The pub is designed in an Edwardian Baroque style and has two storeys above cellars. A deep base runs along the front, its upper edge cut back at an angle. The main elevation is arranged in three bays with the entrance in the centre. The original door survives, partly glazed with etched decoration, set within a timber screen that also contains etched glass panels and a fan‑shaped glazed section above. The outer bays each contain a recessed, angled bay window with some etched glass and curved glazing bars in the upper portion. A horizontal band marks the first‑floor level. Above the doorway, the central section projects slightly and carries a terracotta panel showing an eagle with the name "EAGLE INN", with a small two‑part window above. The outer first‑floor bays each contain a two‑part window. A rainwater head is marked 1902, possibly relating to a later re‑fronting. The roofline ends in a parapet with a shaped central feature topped by a ball and finial. Full‑height corner blocks frame the frontage, though on the side next to the house they appear only at first‑floor level, suggesting the house may originally have been single‑storey.
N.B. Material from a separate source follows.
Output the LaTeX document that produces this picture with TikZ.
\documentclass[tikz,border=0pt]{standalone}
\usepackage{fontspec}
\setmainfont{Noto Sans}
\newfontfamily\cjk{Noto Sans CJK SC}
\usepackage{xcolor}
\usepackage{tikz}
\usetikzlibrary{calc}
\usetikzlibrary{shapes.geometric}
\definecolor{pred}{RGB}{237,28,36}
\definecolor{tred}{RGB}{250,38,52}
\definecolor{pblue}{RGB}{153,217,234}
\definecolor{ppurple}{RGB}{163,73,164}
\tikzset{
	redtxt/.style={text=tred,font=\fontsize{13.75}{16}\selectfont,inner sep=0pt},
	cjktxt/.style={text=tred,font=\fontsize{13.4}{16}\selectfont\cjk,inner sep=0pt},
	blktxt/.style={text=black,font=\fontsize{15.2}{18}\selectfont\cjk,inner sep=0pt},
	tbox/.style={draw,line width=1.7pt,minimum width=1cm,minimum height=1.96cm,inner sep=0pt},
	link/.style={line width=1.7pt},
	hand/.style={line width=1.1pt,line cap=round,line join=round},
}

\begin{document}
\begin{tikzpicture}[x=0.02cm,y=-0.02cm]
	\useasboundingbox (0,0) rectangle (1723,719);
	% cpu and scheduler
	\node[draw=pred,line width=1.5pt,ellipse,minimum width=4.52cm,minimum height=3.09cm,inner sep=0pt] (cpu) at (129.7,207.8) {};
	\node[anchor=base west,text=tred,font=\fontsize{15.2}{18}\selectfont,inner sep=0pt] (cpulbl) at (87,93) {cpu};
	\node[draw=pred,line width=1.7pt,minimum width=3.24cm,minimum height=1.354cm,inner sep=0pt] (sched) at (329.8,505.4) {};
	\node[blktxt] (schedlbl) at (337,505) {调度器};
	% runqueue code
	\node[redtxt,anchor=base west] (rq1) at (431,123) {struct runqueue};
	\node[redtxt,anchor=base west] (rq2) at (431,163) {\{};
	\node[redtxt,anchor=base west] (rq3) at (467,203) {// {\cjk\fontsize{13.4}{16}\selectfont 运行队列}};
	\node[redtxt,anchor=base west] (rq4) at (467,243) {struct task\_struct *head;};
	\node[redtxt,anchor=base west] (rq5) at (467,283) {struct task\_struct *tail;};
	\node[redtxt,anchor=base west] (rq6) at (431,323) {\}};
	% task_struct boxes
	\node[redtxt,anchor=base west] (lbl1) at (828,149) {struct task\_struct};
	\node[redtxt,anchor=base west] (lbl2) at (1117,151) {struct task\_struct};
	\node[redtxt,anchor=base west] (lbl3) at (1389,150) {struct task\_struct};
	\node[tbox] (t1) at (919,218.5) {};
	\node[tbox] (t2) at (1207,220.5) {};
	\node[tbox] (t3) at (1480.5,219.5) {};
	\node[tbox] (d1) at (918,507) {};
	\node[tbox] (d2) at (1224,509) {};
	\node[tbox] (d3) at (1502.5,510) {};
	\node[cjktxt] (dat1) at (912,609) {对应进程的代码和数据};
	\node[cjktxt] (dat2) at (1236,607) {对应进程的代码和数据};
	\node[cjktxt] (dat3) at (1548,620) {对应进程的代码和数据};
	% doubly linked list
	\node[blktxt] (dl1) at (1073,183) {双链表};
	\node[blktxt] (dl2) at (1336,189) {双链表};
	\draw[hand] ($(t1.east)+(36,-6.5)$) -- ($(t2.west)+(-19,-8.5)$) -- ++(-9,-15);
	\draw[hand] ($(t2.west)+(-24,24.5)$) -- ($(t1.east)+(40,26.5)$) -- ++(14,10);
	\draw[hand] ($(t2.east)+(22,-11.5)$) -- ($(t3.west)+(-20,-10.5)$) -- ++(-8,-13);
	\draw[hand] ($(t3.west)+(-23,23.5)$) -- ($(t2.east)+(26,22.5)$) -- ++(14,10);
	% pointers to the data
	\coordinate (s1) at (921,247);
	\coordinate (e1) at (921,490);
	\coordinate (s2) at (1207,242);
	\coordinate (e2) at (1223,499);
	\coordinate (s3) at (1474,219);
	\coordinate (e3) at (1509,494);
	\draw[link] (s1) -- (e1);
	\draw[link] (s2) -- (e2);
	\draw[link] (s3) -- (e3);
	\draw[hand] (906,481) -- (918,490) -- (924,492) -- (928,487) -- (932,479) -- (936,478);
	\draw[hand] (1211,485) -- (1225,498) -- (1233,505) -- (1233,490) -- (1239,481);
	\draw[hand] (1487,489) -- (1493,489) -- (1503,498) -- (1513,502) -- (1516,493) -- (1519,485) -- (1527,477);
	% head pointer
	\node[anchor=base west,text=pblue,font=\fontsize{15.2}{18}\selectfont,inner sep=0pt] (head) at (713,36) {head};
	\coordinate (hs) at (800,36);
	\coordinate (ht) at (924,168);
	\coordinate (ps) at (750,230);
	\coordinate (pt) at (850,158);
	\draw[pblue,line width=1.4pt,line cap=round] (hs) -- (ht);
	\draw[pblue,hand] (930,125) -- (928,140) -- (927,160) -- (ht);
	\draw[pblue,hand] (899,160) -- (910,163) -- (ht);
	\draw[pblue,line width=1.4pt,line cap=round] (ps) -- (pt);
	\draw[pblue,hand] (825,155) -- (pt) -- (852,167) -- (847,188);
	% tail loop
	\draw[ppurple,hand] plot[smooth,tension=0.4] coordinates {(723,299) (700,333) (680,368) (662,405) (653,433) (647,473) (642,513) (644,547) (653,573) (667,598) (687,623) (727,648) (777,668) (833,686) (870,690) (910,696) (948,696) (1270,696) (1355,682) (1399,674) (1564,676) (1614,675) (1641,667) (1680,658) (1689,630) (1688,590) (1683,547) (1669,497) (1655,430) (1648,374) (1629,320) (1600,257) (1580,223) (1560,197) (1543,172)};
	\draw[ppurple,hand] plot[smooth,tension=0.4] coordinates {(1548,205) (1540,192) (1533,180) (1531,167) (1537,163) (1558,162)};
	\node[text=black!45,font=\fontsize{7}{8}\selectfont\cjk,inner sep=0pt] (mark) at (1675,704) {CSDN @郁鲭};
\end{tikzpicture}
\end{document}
The house has two floors and continues the same deep base as the pub. Its entrance is on the right with a small window above, and to the left is a two‑part ground‑floor window with another two‑part window directly above at first‑floor level.

===Interior===
The building keeps its original arrangement of three rooms. The entrance leads into a small lobby used for drinking, with two doorways on the right giving access to the parlour and, behind it, the tap room. To the left of the bar area is a third and larger room. The lobby still has its ceramic wall finish and the original panelled bar counter, with narrow vertical supports carrying screens that include fixed glazed panels and curved overlights above the serving hatch. The parlour and the larger room both have fixed upholstered seating, picture rails and moulded cornices, while the tap room has timber panelling to mid‑height and a picture rail. Other early features include a small Art Nouveau fireplace in the larger room, along with moulded door surrounds and panelled doors. The bar counter in the larger room has been changed from its original form.